747400sp From United States of America, joined Aug 2003, 4143 posts, RR: 2 Posted (8 years 8 months 2 weeks 18 hours ago) and read 14722 times:
I recently saw a B 52 in action for the first time that I could remeber. When the A/C started it engines, the ground crew hook a cord or hose from an APU cart, to the number 3 and 4 engines. The pilot started the number 3 and 4 pushing them to near full power, them the ground crew unhook the cord or hose and the the pilot push the number 3 and 4 engines to near full power agine, so they could start up number 5 and 6, then the pilot push number 3,4, 5 and 6 to near full, to start up 1 and 2. Then the pilot push all running engines to near full so they could start up 7 and 8.
Is this the normal way to start up a B52, or did they do this because the base that they was visiting was a fighter base, and may not have had eough APU carts to start up all eight of this B-52H engines?
PS: I have to say, after seeing and hearing a BUFF in person. There only few word to destribe a BUFF, A CLASSIC BEAST!
Uscgc130 From , joined Dec 1969, posts, RR:
Reply 2, posted (8 years 8 months 2 weeks 3 hours ago) and read 14575 times:
It strikes me as unlikely that engines 3/4 would need to be brought upnto near full power in order to supply enough bleed air to start any ofnthe other engines. Plus, having that much asymmetrical thrust wouldnprobably place undesirable stress on the airframe.
You bring those two engines up to full power to get enough bleed air to start the other engines. I'm having a hard time picturing why all six running engines would need to be brought to full power to start the last two though.
On the KC-135A, one engine at full power could be used to provide bleed air to start the other three.
Venus6971 From United States of America, joined Dec 2004, 1458 posts, RR: 0
Reply 4, posted (8 years 8 months 2 weeks 2 hours ago) and read 14564 times:
Quoting EBJ1248650 (Reply 3): You bring those two engines up to full power to get enough bleed air to start the other engines. I'm having a hard time picturing why all six running engines would need to be brought to full power to start the last two though.

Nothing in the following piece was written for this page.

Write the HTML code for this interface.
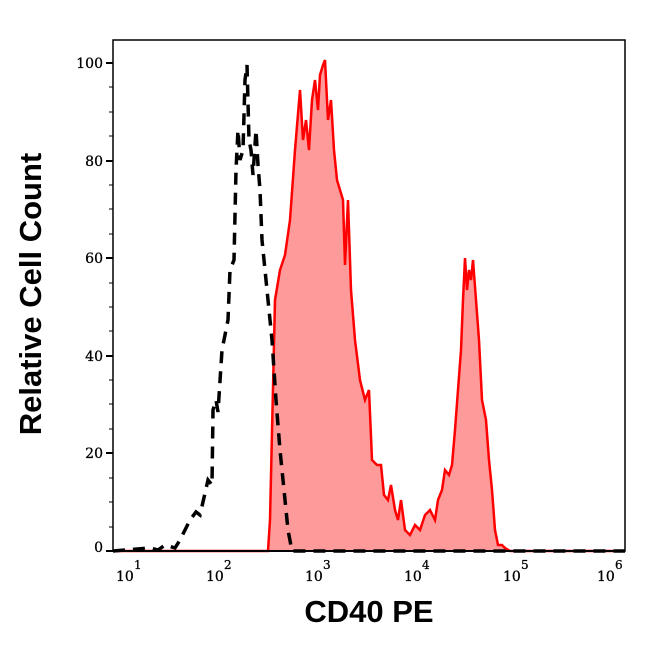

Because they started two at a time, usally at a Buff base you had a ma1a , -60, or -95 ground cart hooked to the inbd pods and started them first then you went up in power to get them at least 35 to 40 psi of bleed air to turn the the other 4 starters, the only time you used carts was during alert wartime siop or exercises, or just one engine when the pilot needed it for training. That system was mx intensive because of all the breach cleaning and continuity checks that was required.
Prebennorholm From Denmark, joined Mar 2000, 7034 posts, RR: 53
Reply 6, posted (8 years 8 months 1 week 5 days 16 hours ago) and read 14336 times:
Quoting Solnabo (Reply 5): Are the BUFF ever gonna swap engines ´cuz they´re to be around til 2045 according to USAF?
Huh, I could see the buff one day with four CFM56-5C4 replacing the eight PW TF-33 (the 34klbs engine used on A340-300). Also because other CFM56 versions (F108) are already in widespread use by the USAF.
But it's an awful lot of money. And the tanker replacement has higher priority and seems to last for ages.
Probably nothing will happen on the southern side of 2020. Plenty of former civil JT3Ds are sitting (or have been sitting) on KC-135Es and may "free of charge" soldier on on the buff.
But I have doubts. The TF-33 keeps its thrust much better at very high altitudes than any modern high bypass ratio turbofan engine. That may be a quality which has higher priority than longer unrefueled range.
Those birds are not flying 16 hours a day 7 days a week, so fuel cost is hardly a major consideration.
We can also hope that world peace breaks out first, and the buffs can be beercanned instead.
Always keep your number of landings equal to your number of take-offs
KC135TopBoom From United States of America, joined Jan 2005, 12336 posts, RR: 51
Reply 7, posted (8 years 8 months 4 days 18 hours ago) and read 14107 times:
Quoting Prebennorholm (Reply 6): The TF-33 keeps its thrust much better at very high altitudes than any modern high bypass ratio turbofan engine. That may be a quality which has higher priority than longer unrefueled range.
That is true, low bypass engines are more effeicent at high altitudes than high bypass engines, turbojets are even better. Refueling is not a problems as long as the KC-135 is around.
Quoting Prebennorholm (Reply 6): Those birds are not flying 16 hours a day 7 days a week, so fuel cost is hardly a major consideration.
Fuel costs are a major concern. A fully loaded B-52H (with weapons) needs about 40,000lbs of fuel per hour, at cruise. When you fly from LA or ND to Guam, then Deigo Garcia, then Afghanistan, that's a lot of fuel. (total flight time from Barksdale to Deigo is 22 hours, if you go non-stop).